Gilbert Doho, PhD, was a playwright and scholar who opened cultural worlds for students and showed an unforgettable concern for others.
For Hannah Clarke (CWR ’21; GRS ’21, public health), Doho was a joyful advisor, her study-abroad champion and the professor who helped weave old and new strands of her life together: her proficiency in French, family roots in the British West Indies and academic interest in neocolonial West Africa that was born in his classes.
He provided “an opportunity for me to develop my sense of self and my own identity,” Clarke said.
Doho, who died in December, spent 20 years at Case Western Reserve. He was an associate professor of French, a scholar of African Francophone literature and culture, and section head in the Department of Modern Languages and Literatures.
He also was founding director of the interdisciplinary Ethnic Studies Program, created to enhance the university’s offerings on ethnicity and race. “He brought ingenuity and sheer passion to get it off and running,” said Jacqueline Nanfito, PhD, an associate professor of Spanish, who helped launch the program.
In classes, he shared his love of African culture with theatrical flair and often dressed in traditional African clothing. “As an educator,” Nanfito said, “he was legendary.”
Born in Cameroon, Doho focused his scholarship on West African literature and socio-political issues, writing frequently about injustices and grassroots empowerment.
But after government retaliation over activist plays he’d written, he came to the United States for academic freedom, said Cheryl Toman, PhD, who worked closely with him for years, first as a CWRU colleague and then after she moved to the University of Alabama, where she is a professor of French and chair of the Department of Modern Languages and Classics.
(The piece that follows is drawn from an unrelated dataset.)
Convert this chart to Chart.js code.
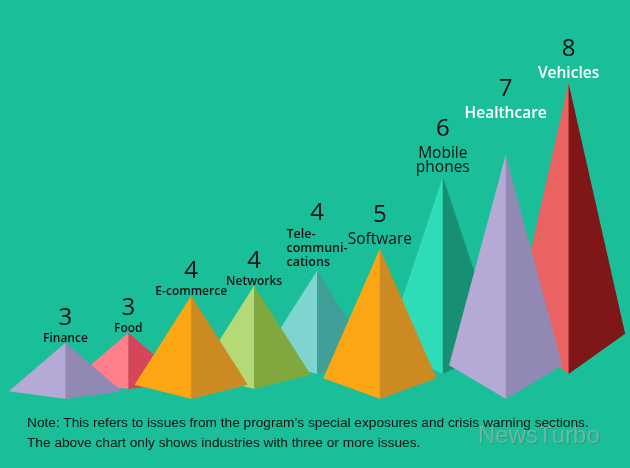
<!DOCTYPE html>
<html>
<head>
<meta charset="utf-8">
<script src="https://cdn.jsdelivr.net/npm/chart.js@4"></script>
<style>
  body { margin: 0; background: #1abf9a; }
  #wrap { position: relative; width: 630px; height: 468px; overflow: hidden; }
  #note { position: absolute; left: 27px; top: 413px; font: 13.7px "Liberation Sans", Arial, sans-serif; line-height: 20px; color: #111; white-space: nowrap; }
  #mark { position: absolute; left: 478px; top: 423px; font: 24px "Liberation Sans", Arial, sans-serif; line-height: 24px; color: rgba(150,185,172,0.65); text-shadow: 1px 1px 0 rgba(0,60,45,0.2); }
</style>
</head>
<body>
<div id="wrap">
  <canvas id="myChart" width="630" height="468"></canvas>
  <div id="mark">NewsTurbo</div>
  <div id="note">Note: This refers to issues from the program’s special exposures and crisis warning sections.<br>The above chart only shows industries with three or more issues.</div>
</div>
<script>
// data
const categories = ['Finance', 'Food', 'E-commerce', 'Networks', ['Tele-', 'communi-', 'cations'], 'Software', ['Mobile', 'phones'], 'Healthcare', 'Vehicles'];
const issues = [3, 3, 4, 4, 4, 5, 6, 7, 8];
const yMin = 1.8, yMax = 9;

// styles
const leftColors  = ['#b5a9d6', '#ff808b', '#fca614', '#b5d977', '#7ed4cf', '#fca614', '#2fdcb8', '#b5a9d6', '#ea6363'];
const rightColors = ['#9189b4', '#d5465a', '#cc8b22', '#80a83e', '#40a097', '#cc8b22', '#168f73', '#9189b4', '#7f1617'];
const rows = [0, 1, 0, 1, 2, 0, 2, 0, 2];     // 0 = front row, 2 = back row
const rowLift = [0, 10, 25];
const nameSize = [12, 12, 12, 12, 12.5, 15.5, 15.5, 15.5, 15.5];
const nameWeight = ['600', '600', '600', '600', '600', '400', '500', '600', '600'];
const nameColor = ['#111', '#111', '#111', '#111', '#111', '#111', '#111', '#fff', '#fff'];
const nameAlign = ['center', 'center', 'center', 'center', 'left', 'center', 'center', 'center', 'center'];
const labelRaise = [0, 0, 0, 0, 0, 0, 0, 32, 0];

const pyramids = {
  id: 'pyramids',
  beforeDraw(chart) {
    const c = chart.ctx;
    c.save();
    c.fillStyle = '#1abf9a';
    c.fillRect(0, 0, chart.width, chart.height);
    c.restore();
  },
  afterDatasetsDraw(chart) {
    const c = chart.ctx;
    const meta = chart.getDatasetMeta(0);
    const order = meta.data.map((b, i) => i).sort((a, b) => rows[b] - rows[a] || a - b);
    const tops = [];

    c.save();
    order.forEach(i => {
      const p = meta.data[i].getProps(['x', 'y', 'base', 'width'], true);
      const lift = rowLift[rows[i]];
      const top = p.y - lift;
      const front = p.base - lift;
      const half = p.width * 0.9;
      const side = front - (front - top) * 0.138;
      tops[i] = { x: p.x, y: top };

      c.fillStyle = leftColors[i];
      c.beginPath();
      c.moveTo(p.x, top);
      c.lineTo(p.x - half, side);
      c.lineTo(p.x + 0.5, front);
      c.lineTo(p.x + 0.5, top);
      c.closePath();
      c.fill();

      c.fillStyle = rightColors[i];
      c.beginPath();
      c.moveTo(p.x, top);
      c.lineTo(p.x, front);
      c.lineTo(p.x + half, side);
      c.closePath();
      c.fill();
    });

    // labels
    c.textBaseline = 'alphabetic';
    tops.forEach((t, i) => {
      const lines = [].concat(categories[i]);
      const size = nameSize[i];
      const lh = 14;
      const gap = (lines.length > 1 || size > 14) ? 5 : 1;
      const last = t.y - gap - labelRaise[i];
      const first = last - (lines.length - 1) * lh;

      c.font = nameWeight[i] + ' ' + size + 'px "Open Sans"';
      c.fillStyle = nameColor[i];
      let lx = t.x;
      if (nameAlign[i] === 'left') {
        const w = Math.max(...lines.map(s => c.measureText(s).width));
        lx = t.x - w / 2;
        c.textAlign = 'left';
      } else {
        c.textAlign = 'center';
      }
      lines.forEach((s, k) => c.fillText(s, lx, first + k * lh));

      c.textAlign = 'center';
      c.font = '400 24px "Open Sans"';
      c.fillStyle = '#111';
      c.fillText(String(issues[i]), t.x, first - size * 1.4);
    });
    c.restore();
  }
};

new Chart(document.getElementById('myChart'), {
  type: 'bar',
  data: {
    labels: categories,
    datasets: [{
      label: 'Issues',
      data: issues,
      base: yMin,
      backgroundColor: 'rgba(0,0,0,0)',
      borderWidth: 0,
      barPercentage: 1,
      categoryPercentage: 1
    }]
  },
  options: {
    responsive: false,
    animation: false,
    layout: { padding: { left: 34, right: 30, top: 61, bottom: 69 } },
    scales: {
      x: { display: false },
      y: { display: false, min: yMin, max: yMax }
    },
    plugins: {
      legend: { display: false },
      tooltip: { enabled: false }
    }
  },
  plugins: [pyramids]
});
</script>
</body>
</html>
“He was tireless, he was brave, he was a good listener,” Toman said. “He knew we live in an imperfect world. He always played an active role in trying to make things better for everyone.
“Not having his intellectual light, optimism and research,” she added, “is an enormous void for everybody.”
Clarke believes Doho’s personal experience profoundly affected the lessons he imparted in teaching post-colonial studies. “When you are colonized,” she said, “you’re told not to question anything. I think he was flipping that on its head [and telling students] instead of questioning nothing, to question everything … to have an infinite curiosity.”
Now a student at CWRU’s School of Medicine, Clarke acutely feels both the loss and Doho’s inspiration.
And one lesson from her undergraduate days is indelible. Clarke was having a bad day and missed a class of his, afraid she would cry during the session. When Doho later learned what happened, he told her: “’Come crying, and we’ll figure it out from there,’” she said. “There was such tenderness in that. I think about that often.”
Thanks to Doho, she brings that compassion to her work with patients. When she sees them crying, “I don’t get scared,” Clarke said. “I don’t shy away. I’m there so they aren’t alone in that moment.”